**TASK DESCRIPTION:** Would you transcribe the listing that follows, character for character, and omit its images?

**SOURCE DATA:**
########
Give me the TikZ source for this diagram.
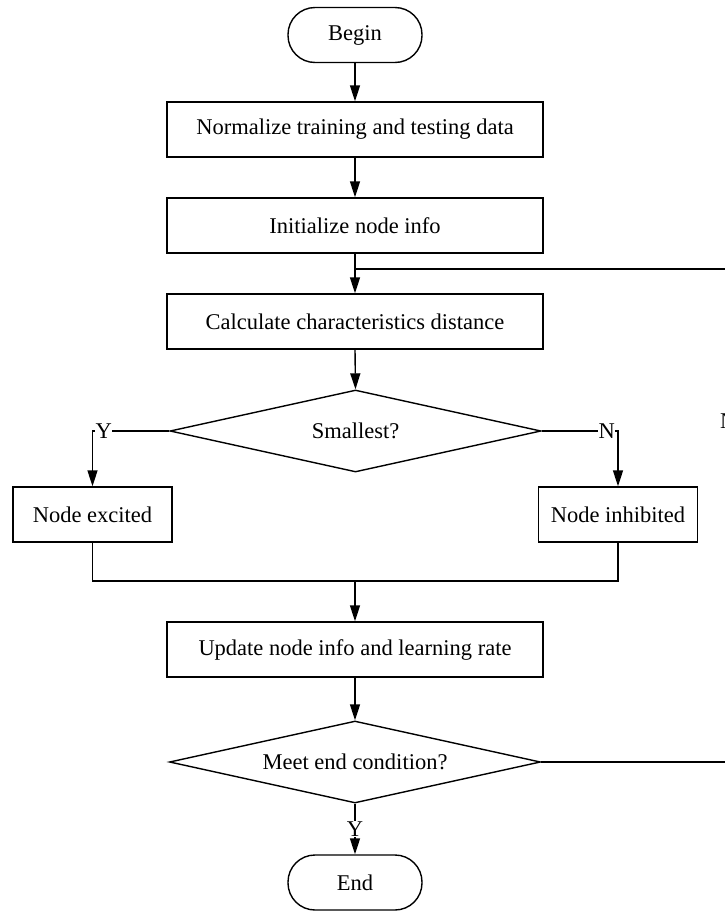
\documentclass[tikz,border=0pt]{standalone}
\usepackage{fontspec}
\setmainfont{Liberation Serif}
\usetikzlibrary{shapes.geometric,arrows.meta}
\begin{document}
\begin{tikzpicture}[x=1pt,y=-1pt,line width=1.4pt,
  >={Triangle[length=16pt,width=10pt]},
  font=\fontsize{22.5}{26}\selectfont,
  proc/.style={draw,rectangle,minimum width=376pt,minimum height=55pt,inner sep=0pt},
  sidebox/.style={draw,rectangle,minimum width=159pt,minimum height=55pt,inner sep=0pt},
  term/.style={draw,rectangle,rounded corners=27pt,minimum width=134pt,minimum height=55pt,inner sep=0pt},
  dec/.style={draw,diamond,aspect=4.5,minimum width=371pt,minimum height=82pt,inner sep=0pt},
  lab/.style={fill=white,inner sep=0.5pt}]
\useasboundingbox (0,0) rectangle (725,911);
\node[term] (begin) at (355,35) {Begin};
\node[proc] (n1) at (355,129.5) {Normalize training and testing data};
\node[proc] (n2) at (355,225.5) {Initialize node info};
\node[proc] (n3) at (355,321.5) {Calculate characteristics distance};
\node[dec] (d1) at (355.5,431) {Smallest?};
\node[sidebox] (ex) at (92.5,514.5) {Node excited};
\node[sidebox] (inh) at (618,514.5) {Node inhibited};
\node[proc] (up) at (355,649.5) {Update node info and learning rate};
\node[dec] (d2) at (355,762) {Meet end condition?};
\node[term] (end) at (355,882.5) {End};
\coordinate (m) at (355,581);
\coordinate (lp) at (355,269);
\coordinate (rc) at (726,269);

\draw[->] (begin) -- (n1);
\draw[->] (n1) -- (n2);
\draw[->] (n2) -- (n3);
\draw[->] (n3.south) -- (d1.north);
\draw[->] (d1.west) -| (ex.north);
\node[lab,anchor=west] (ylab) at (94.5,431) {Y};
\draw[->] (d1.east) -| (inh.north);
\node[lab,anchor=east] (nlab) at (616,431) {N};
\draw (ex.south) |- (m) -| (inh.south);
\draw[->] (m) -- (up.north);
\draw[->] (up.south) -- (d2.north);
\draw[->] (d2.south) -- node[lab] (yend) {Y} (end.north);
\draw (d2.east) -| (rc) -- (lp);
\node[anchor=west,inner sep=0pt] (nloop) at (719.5,421) {N};
\end{tikzpicture}
\end{document}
########
**RESULT FOR THIS TASK:**
Give me the TikZ source for this diagram.
\documentclass[tikz,border=0pt]{standalone}
\usepackage{fontspec}
\setmainfont{Liberation Serif}
\usetikzlibrary{shapes.geometric,arrows.meta}
\begin{document}
\begin{tikzpicture}[x=1pt,y=-1pt,line width=1.4pt,
  >={Triangle[length=16pt,width=10pt]},
  font=\fontsize{22.5}{26}\selectfont,
  proc/.style={draw,rectangle,minimum width=376pt,minimum height=55pt,inner sep=0pt},
  sidebox/.style={draw,rectangle,minimum width=159pt,minimum height=55pt,inner sep=0pt},
  term/.style={draw,rectangle,rounded corners=27pt,minimum width=134pt,minimum height=55pt,inner sep=0pt},
  dec/.style={draw,diamond,aspect=4.5,minimum width=371pt,minimum height=82pt,inner sep=0pt},
  lab/.style={fill=white,inner sep=0.5pt}]
\useasboundingbox (0,0) rectangle (725,911);
\node[term] (begin) at (355,35) {Begin};
\node[proc] (n1) at (355,129.5) {Normalize training and testing data};
\node[proc] (n2) at (355,225.5) {Initialize node info};
\node[proc] (n3) at (355,321.5) {Calculate characteristics distance};
\node[dec] (d1) at (355.5,431) {Smallest?};
\node[sidebox] (ex) at (92.5,514.5) {Node excited};
\node[sidebox] (inh) at (618,514.5) {Node inhibited};
\node[proc] (up) at (355,649.5) {Update node info and learning rate};
\node[dec] (d2) at (355,762) {Meet end condition?};
\node[term] (end) at (355,882.5) {End};
\coordinate (m) at (355,581);
\coordinate (lp) at (355,269);
\coordinate (rc) at (726,269);

\draw[->] (begin) -- (n1);
\draw[->] (n1) -- (n2);
\draw[->] (n2) -- (n3);
\draw[->] (n3.south) -- (d1.north);
\draw[->] (d1.west) -| (ex.north);
\node[lab,anchor=west] (ylab) at (94.5,431) {Y};
\draw[->] (d1.east) -| (inh.north);
\node[lab,anchor=east] (nlab) at (616,431) {N};
\draw (ex.south) |- (m) -| (inh.south);
\draw[->] (m) -- (up.north);
\draw[->] (up.south) -- (d2.north);
\draw[->] (d2.south) -- node[lab] (yend) {Y} (end.north);
\draw (d2.east) -| (rc) -- (lp);
\node[anchor=west,inner sep=0pt] (nloop) at (719.5,421) {N};
\end{tikzpicture}
\end{document}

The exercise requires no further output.